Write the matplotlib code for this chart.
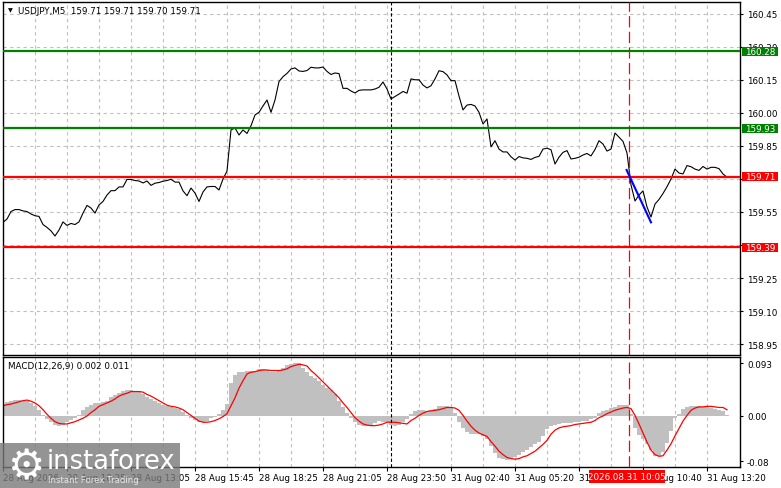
import matplotlib.pyplot as plt
import matplotlib.transforms as mtransforms
from matplotlib.patches import Rectangle
import numpy as np

plt.rcParams['font.family'] = ['DejaVu Sans']
plt.rcParams['font.size'] = 6.3

# close price, one value every second M5 bar
bars = np.arange(0, 364, 2)
close = [
    159.503, 159.518, 159.552, 159.561, 159.561, 159.555, 159.552, 159.541, 159.533, 159.530,
    159.493, 159.480, 159.464, 159.441, 159.468, 159.505, 159.489, 159.498, 159.493, 159.505,
    159.545, 159.580, 159.568, 159.545, 159.582, 159.598, 159.627, 159.647, 159.647, 159.664,
    159.664, 159.698, 159.698, 159.693, 159.691, 159.682, 159.691, 159.671, 159.681, 159.684,
    159.690, 159.693, 159.699, 159.686, 159.686, 159.646, 159.624, 159.659, 159.636, 159.598,
    159.641, 159.664, 159.666, 159.666, 159.650, 159.700, 159.736, 159.923, 159.932, 159.900,
    159.923, 159.907, 159.942, 159.991, 160.003, 160.032, 160.059, 160.003, 160.059, 160.143,
    160.165, 160.180, 160.200, 160.205, 160.191, 160.189, 160.193, 160.208, 160.205, 160.205,
    160.209, 160.189, 160.175, 160.182, 160.179, 160.112, 160.112, 160.100, 160.091, 160.103,
    160.105, 160.105, 160.105, 160.109, 160.117, 160.141, 160.109, 160.064, 160.075, 160.086,
    160.098, 160.090, 160.155, 160.151, 160.151, 160.127, 160.114, 160.124, 160.155, 160.192,
    160.188, 160.173, 160.147, 160.147, 160.077, 160.014, 160.036, 160.039, 160.032, 160.003,
    159.950, 159.973, 159.846, 159.874, 159.836, 159.823, 159.823, 159.801, 159.786, 159.802,
    159.796, 159.794, 159.789, 159.798, 159.803, 159.836, 159.840, 159.833, 159.768, 159.799,
    159.821, 159.829, 159.791, 159.794, 159.799, 159.809, 159.816, 159.805, 159.834, 159.874,
    159.859, 159.827, 159.836, 159.909, 159.890, 159.871, 159.818, 159.673, 159.600, 159.627,
    159.646, 159.573, 159.527, 159.586, 159.607, 159.634, 159.665, 159.700, 159.745, 159.727,
    159.723, 159.761, 159.756, 159.745, 159.739, 159.757, 159.745, 159.753, 159.753, 159.747,
    159.723, 159.708,
]
macd_main = [
    0.021, 0.025, 0.027, 0.028, 0.028, 0.027, 0.026, 0.023, 0.018, 0.011,
    0.002, -0.005, -0.011, -0.015, -0.018, -0.016, -0.011, -0.007, -0.004, 0.002,
    0.011, 0.016, 0.019, 0.022, 0.023, 0.025, 0.027, 0.033, 0.037, 0.041,
    0.044, 0.046, 0.045, 0.044, 0.042, 0.039, 0.034, 0.030, 0.026, 0.022,
    0.019, 0.018, 0.016, 0.014, 0.012, 0.007, 0.002, -0.003, -0.007, -0.011,
    -0.011, -0.008, -0.004, -0.001, 0.003, 0.011, 0.021, 0.058, 0.072, 0.077,
    0.077, 0.079, 0.079, 0.080, 0.082, 0.083, 0.081, 0.078, 0.077, 0.079,
    0.084, 0.089, 0.092, 0.094, 0.093, 0.084, 0.077, 0.071, 0.066, 0.061,
    0.055, 0.050, 0.045, 0.038, 0.026, 0.016, 0.006, -0.004, -0.011, -0.016,
    -0.017, -0.017, -0.015, -0.012, -0.009, -0.010, -0.011, -0.015, -0.018, -0.015,
    -0.011, -0.005, 0.003, 0.009, 0.011, 0.010, 0.008, 0.010, 0.013, 0.017,
    0.018, 0.018, 0.015, 0.006, -0.011, -0.021, -0.029, -0.031, -0.032, -0.032,
    -0.036, -0.041, -0.053, -0.065, -0.074, -0.076, -0.077, -0.076, -0.073, -0.069,
    -0.064, -0.060, -0.055, -0.050, -0.045, -0.035, -0.023, -0.018, -0.015, -0.014,
    -0.013, -0.012, -0.012, -0.011, -0.010, -0.009, -0.008, -0.006, -0.003, 0.006,
    0.009, 0.011, 0.014, 0.016, 0.019, 0.019, 0.019, 0.004, -0.022, -0.033,
    -0.040, -0.049, -0.060, -0.071, -0.070, -0.064, -0.047, -0.026, -0.004, 0.004,
    0.012, 0.015, 0.018, 0.018, 0.017, 0.015, 0.015, 0.014, 0.013, 0.011,
    0.009, 0.002,
]
macd_signal = [
    0.018, 0.020, 0.021, 0.023, 0.025, 0.027, 0.028, 0.026, 0.023, 0.018,
    0.011, 0.003, -0.004, -0.010, -0.013, -0.014, -0.014, -0.012, -0.010, -0.007,
    -0.004, 0.000, 0.006, 0.011, 0.017, 0.020, 0.023, 0.026, 0.030, 0.035,
    0.038, 0.040, 0.043, 0.043, 0.043, 0.042, 0.038, 0.035, 0.031, 0.027,
    0.023, 0.019, 0.017, 0.016, 0.014, 0.011, 0.006, 0.001, -0.004, -0.009,
    -0.011, -0.011, -0.010, -0.008, -0.005, -0.001, 0.004, 0.018, 0.032, 0.049,
    0.062, 0.074, 0.077, 0.078, 0.080, 0.081, 0.081, 0.080, 0.080, 0.080,
    0.081, 0.083, 0.087, 0.089, 0.091, 0.090, 0.088, 0.080, 0.074, 0.067,
    0.060, 0.053, 0.046, 0.039, 0.032, 0.023, 0.015, 0.006, -0.003, -0.009,
    -0.014, -0.016, -0.017, -0.017, -0.016, -0.014, -0.011, -0.011, -0.011, -0.012,
    -0.013, -0.014, -0.008, -0.004, 0.001, 0.005, 0.008, 0.009, 0.010, 0.011,
    0.013, 0.015, 0.015, 0.014, 0.010, 0.001, -0.009, -0.018, -0.025, -0.030,
    -0.033, -0.036, -0.045, -0.053, -0.062, -0.068, -0.073, -0.075, -0.076, -0.075,
    -0.072, -0.070, -0.066, -0.062, -0.056, -0.050, -0.043, -0.032, -0.025, -0.021,
    -0.019, -0.018, -0.017, -0.015, -0.014, -0.013, -0.012, -0.011, -0.008, -0.003,
    0.000, 0.004, 0.007, 0.010, 0.012, 0.014, 0.015, 0.013, 0.001, -0.014,
    -0.030, -0.046, -0.060, -0.068, -0.071, -0.070, -0.060, -0.049, -0.035, -0.022,
    -0.009, 0.001, 0.010, 0.014, 0.016, 0.016, 0.017, 0.017, 0.016, 0.015,
    0.015, 0.011,
]

green_levels = [160.28, 159.93]
red_levels = [159.71, 159.39]
price_ticks = [158.95, 159.10, 159.25, 159.40, 159.55, 159.70, 159.85, 160.00, 160.15, 160.30, 160.45]
hidden_ticks = [159.40, 159.70]  # fully covered by the level boxes
macd_ticks = [0.093, 0.0, -0.08]
macd_tick_labels = ["0.093", "0.00", "-0.08"]
time_bars = [0, 32, 64, 96, 128, 160, 192, 224, 256, 288, 320, 352]
time_labels = ["28 Aug 2026", "28 Aug 10:25", "28 Aug 13:05", "28 Aug 15:45", "28 Aug 18:25",
               "28 Aug 21:05", "28 Aug 23:50", "31 Aug 02:40", "31 Aug 05:20", "31 Aug 08:00",
               "31 Aug 10:40", "31 Aug 13:20"]
day_sep_bar = 194
signal_bar = 313
signal_label = "2026.08.31 10:05"
trend_bars = [311.8, 324]
trend_prices = [159.741, 159.503]
title = "USDJPY,M5  159.71 159.71 159.70 159.71"
macd_title = "MACD(12,26,9) 0.002 0.011"

W, H = 781, 489
fig = plt.figure(figsize=(W / 100, H / 100), dpi=100, facecolor='white')
ax = fig.add_axes([3 / W, 1 - 355.5 / H, 737 / W, 352.5 / H])
ax2 = fig.add_axes([3 / W, 1 - 468 / H, 737 / W, 110.5 / H])

grid_kw = dict(color='#c0c0c0', linestyle=(0, (3, 3)), linewidth=0.8)
for a in (ax, ax2):
    a.set_xlim(0, 368.5)
    for s in a.spines.values():
        s.set_color('black')
        s.set_linewidth(1)
    for gx in range(16, 368, 16):
        a.axvline(gx, zorder=0, **grid_kw)
    a.axvline(day_sep_bar, color='black', linestyle=(0, (3, 2)), linewidth=0.8, zorder=3)
    a.axvline(signal_bar, color='#ff0000', linestyle=(0, (9, 3.5)), linewidth=0.9, zorder=3)

# price panel
ax.set_ylim(158.9023, 160.5045)
ax.set_yticks(price_ticks)
ax.set_yticklabels(["" if p in hidden_ticks else f"{p:.2f}" for p in price_ticks])
ax.yaxis.tick_right()
ax.tick_params(axis='y', length=2, pad=3, labelsize=6.3)
ax.set_xticks([])
for p in price_ticks:
    ax.axhline(p, zorder=0, **grid_kw)
ax.plot(bars, close, color='black', linewidth=0.8, zorder=2)
for lv in green_levels:
    ax.axhline(lv, color='#008000', linewidth=1.6, zorder=4)
for lv in red_levels:
    ax.axhline(lv, color='#ff0000', linewidth=1.6, zorder=4)
ax.plot(trend_bars, trend_prices, color='#0000ff', linewidth=1.5, zorder=5)

blend = mtransforms.blended_transform_factory(ax.transAxes, ax.transData)
for lv, col in [(v, '#008000') for v in green_levels] + [(v, '#ff0000') for v in red_levels]:
    ax.add_patch(Rectangle((739 / 737, lv - 0.0205), 36 / 737, 0.041, transform=blend,
                           facecolor=col, edgecolor='none', clip_on=False, zorder=10))
    ax.text(742.5 / 737, lv, f"{lv:.2f}", transform=blend, color='white', fontsize=6.3,
            ha='left', va='center', zorder=11, clip_on=False)

ax.text(5 / 737, 1 - 8 / 352.5, "\u25bc", transform=ax.transAxes, fontsize=4.5,
        ha='left', va='center', color='black')
ax.text(15 / 737, 1 - 8 / 352.5, title, transform=ax.transAxes, fontsize=6.3,
        ha='left', va='center', color='black')

# MACD panel
ax2.set_ylim(-0.0898, 0.1047)
ax2.bar(bars, macd_main, width=2, color='#c0c0c0', linewidth=0, zorder=1)
ax2.plot(bars, macd_signal, color='#ff0000', linewidth=0.9, zorder=2)
ax2.set_yticks(macd_ticks)
ax2.set_yticklabels(macd_tick_labels)
ax2.yaxis.tick_right()
ax2.tick_params(axis='y', length=2, pad=3, labelsize=6.3)
ax2.set_xticks(time_bars)
ax2.set_xticklabels(time_labels, ha='left')
ax2.tick_params(axis='x', length=3, pad=1.5, labelsize=6.3)
ax2.text(5 / 737, 1 - 9 / 110.5, macd_title, transform=ax2.transAxes, fontsize=6.3,
         ha='left', va='center', color='black')

blend2 = mtransforms.blended_transform_factory(ax2.transData, ax2.transAxes)
ax2.add_patch(Rectangle((signal_bar - 20, -3 / 110.5 - 13 / 110.5), 38, 13 / 110.5,
                        transform=blend2, facecolor='#ff0000', edgecolor='none',
                        clip_on=False, zorder=10))
ax2.text(signal_bar - 1, -9.5 / 110.5, signal_label, transform=blend2, color='white',
         fontsize=6.3, ha='center', va='center', zorder=11, clip_on=False)

# watermark
fig.add_artist(Rectangle((0, 0), 180 / W, 45 / H, transform=fig.transFigure,
                         facecolor='#7a7a7a', edgecolor='none', alpha=0.8, zorder=20))
fig.text(26 / W, 22 / H, "\u2699", color='white', fontsize=30, ha='center', va='center',
         zorder=21)
fig.text(47 / W, 27 / H, "instaforex", color='white', fontsize=18.5, ha='left',
         va='center', zorder=21)
fig.text(48 / W, 8 / H, "Instant Forex Trading", color='#e8e8e8', fontsize=6.2,
         ha='left', va='center', zorder=21)

fig.savefig("out.png", dpi=100, facecolor='white')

● ● ● ● ● ● ●

* [THE TASK]
From the listing above, pick out every line containing "matplotlib".

* [THE OUTPUT]
Write the matplotlib code for this chart.
import matplotlib.pyplot as plt
import matplotlib.transforms as mtransforms
from matplotlib.patches import Rectangle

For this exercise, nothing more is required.